On the other hand, the result of displaying of liquid crystal is determined by the effective voltage applied to the liquid crystal. The gray scale (color) of liquid crystal can be achieved in two ways, namely PWM (Pulse Width Modulation) and FRC (Frame Rate Control). The PWM way divides a scanning time period into a plurality of time slices. For example, for 256 level grey scaling, the division is made for 256 time slices. The number of time slices that are applied with a drive voltage is determined by the grey level to be achieved.

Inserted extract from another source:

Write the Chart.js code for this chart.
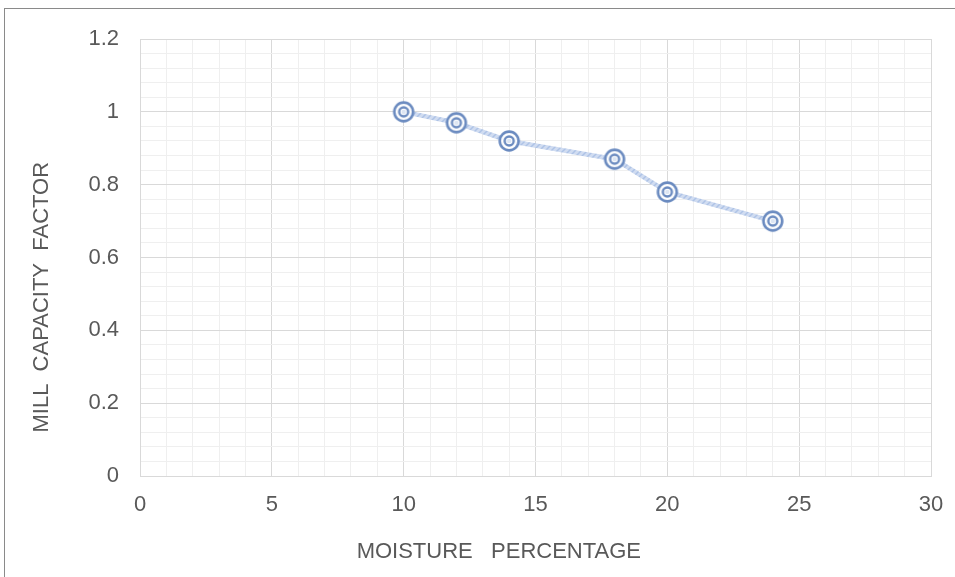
<!DOCTYPE html>
<html>
<head>
<meta charset="utf-8">
<title>Mill capacity factor vs moisture</title>
<script src="https://cdn.jsdelivr.net/npm/chart.js@4.4.1/dist/chart.umd.min.js"></script>
<style>
  html, body { margin: 0; padding: 0; background: #ffffff; }
  #wrap { position: relative; width: 955px; height: 577px; overflow: hidden; }
  #frame {
    position: absolute; left: 4px; top: 8px; right: -4px; bottom: -4px;
    border: 1px solid #8a8a8a; pointer-events: none;
  }
  canvas { position: absolute; left: 0; top: 0; }
</style>
</head>
<body>
<div id="wrap">
  <canvas id="chart" width="955" height="577"></canvas>
  <div id="frame"></div>
</div>
<script>
// Moisture content (%) and the corresponding mill capacity factor
const moisture = [10, 12, 14, 18, 20, 24];
const capacityFactor = [1.0, 0.97, 0.92, 0.87, 0.78, 0.70];

// Axis ranges and labelled (major) ticks
const xMin = 0, xMax = 30, xStep = 1, xMajorEvery = 5;
const yMin = 0, yMax = 1.2, yStep = 0.04, yMajorEvery = 5;
const xTitle = 'MOISTURE   PERCENTAGE';
const yTitle = 'MILL  CAPACITY  FACTOR';

const textColor = '#595959';
const majorGrid = '#d9d9d9';
const minorGrid = '#efefef';
const fontFamily = 'Liberation Sans, Arial, sans-serif';

// Double-ring marker
function ringMarker() {
  const c = document.createElement('canvas');
  c.width = 26; c.height = 26;
  const g = c.getContext('2d');
  g.fillStyle = '#ffffff';
  g.beginPath(); g.arc(13, 13, 10, 0, Math.PI * 2); g.fill();
  g.strokeStyle = '#6b8bc0';
  g.lineWidth = 2.6;
  g.beginPath(); g.arc(13, 13, 9.4, 0, Math.PI * 2); g.stroke();
  g.lineWidth = 2.4;
  g.beginPath(); g.arc(13, 13, 4.5, 0, Math.PI * 2); g.stroke();
  g.fillStyle = '#dde6f3';
  g.beginPath(); g.arc(13, 13, 2.3, 0, Math.PI * 2); g.fill();
  return c;
}

// Light hatched stroke for the connecting line
function hatch() {
  const c = document.createElement('canvas');
  c.width = 6; c.height = 6;
  const g = c.getContext('2d');
  g.fillStyle = '#d0dcf1';
  g.fillRect(0, 0, 6, 6);
  g.strokeStyle = '#aec3e6';
  g.lineWidth = 1.5;
  g.beginPath();
  g.moveTo(0, 6); g.lineTo(6, 0);
  g.moveTo(-3, 3); g.lineTo(3, -3);
  g.moveTo(3, 9); g.lineTo(9, 3);
  g.stroke();
  return g.createPattern(c, 'repeat');
}

const points = moisture.map((x, i) => ({ x: x, y: capacityFactor[i] }));

const ctx = document.getElementById('chart').getContext('2d');
new Chart(ctx, {
  type: 'line',
  data: {
    datasets: [{
      data: points,
      borderColor: hatch(),
      borderWidth: 4.5,
      tension: 0,
      pointStyle: ringMarker(),
      pointRadius: 10,
      pointHoverRadius: 10
    }]
  },
  options: {
    responsive: false,
    devicePixelRatio: 1,
    animation: false,
    events: [],
    layout: { padding: { left: 0, right: 24, top: 39, bottom: 0 } },
    plugins: { legend: { display: false }, tooltip: { enabled: false } },
    scales: {
      x: {
        type: 'linear',
        min: xMin, max: xMax,
        border: { color: majorGrid },
        grid: {
          drawTicks: false,
          color: c => (c.index % xMajorEvery === 0 ? majorGrid : minorGrid)
        },
        ticks: {
          stepSize: xStep,
          autoSkip: false,
          maxRotation: 0,
          padding: 16,
          color: textColor,
          font: { family: fontFamily, size: 22 },
          callback: (v, i) => (i % xMajorEvery === 0 ? String(v) : '')
        },
        title: {
          display: true,
          text: xTitle + '            ',
          color: textColor,
          font: { family: fontFamily, size: 22 },
          padding: { top: 0, bottom: 12 }
        },
        afterFit(s) { s.height = 101; s.paddingLeft = 0; s.paddingRight = 0; }
      },
      y: {
        min: yMin, max: yMax,
        border: { color: majorGrid },
        grid: {
          drawTicks: false,
          color: c => (c.index % yMajorEvery === 0 ? majorGrid : minorGrid)
        },
        ticks: {
          stepSize: yStep,
          autoSkip: false,
          padding: 21,
          color: textColor,
          font: { family: fontFamily, size: 22 },
          callback: (v, i) => (i % yMajorEvery === 0 ? String(Number(v.toFixed(1))) : '')
        },
        title: {
          display: true,
          text: yTitle + '             ',
          color: textColor,
          font: { family: fontFamily, size: 22 },
          padding: { top: 29, bottom: 0 }
        },
        afterFit(s) { s.width = 140; s.paddingTop = 0; s.paddingBottom = 0; }
      }
    }
  }
});
</script>
</body>
</html>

Referring to FIG. 3, a schematic view is given to illustrate the principle of the conventional FRC technique. The FRC technique is a technique that controls frame rate to visually increase the number of colors by applying the phenomenon of persistence of vision of human eyes. FRC uses time average method to make human eyes perceiving different levels of brightness. FRC is similar to PWM but with time slice replaced by frame. As shown in FIG. 3, four time slices correspond respectively to the first frame, the second frame, the third frame, and the fourth frame. For liquid crystal, being of a drive voltage means displaying black. Different visual gray levels can be observed with the persistence of vision based on an arrangement of four successive time slices to which the frames correspond being of driving voltages or not. The way of expressing colors with liquid crystal is similar to that for achieving grey scale and is actually modulation of the grey scales for three primary colors of red, green, and blue.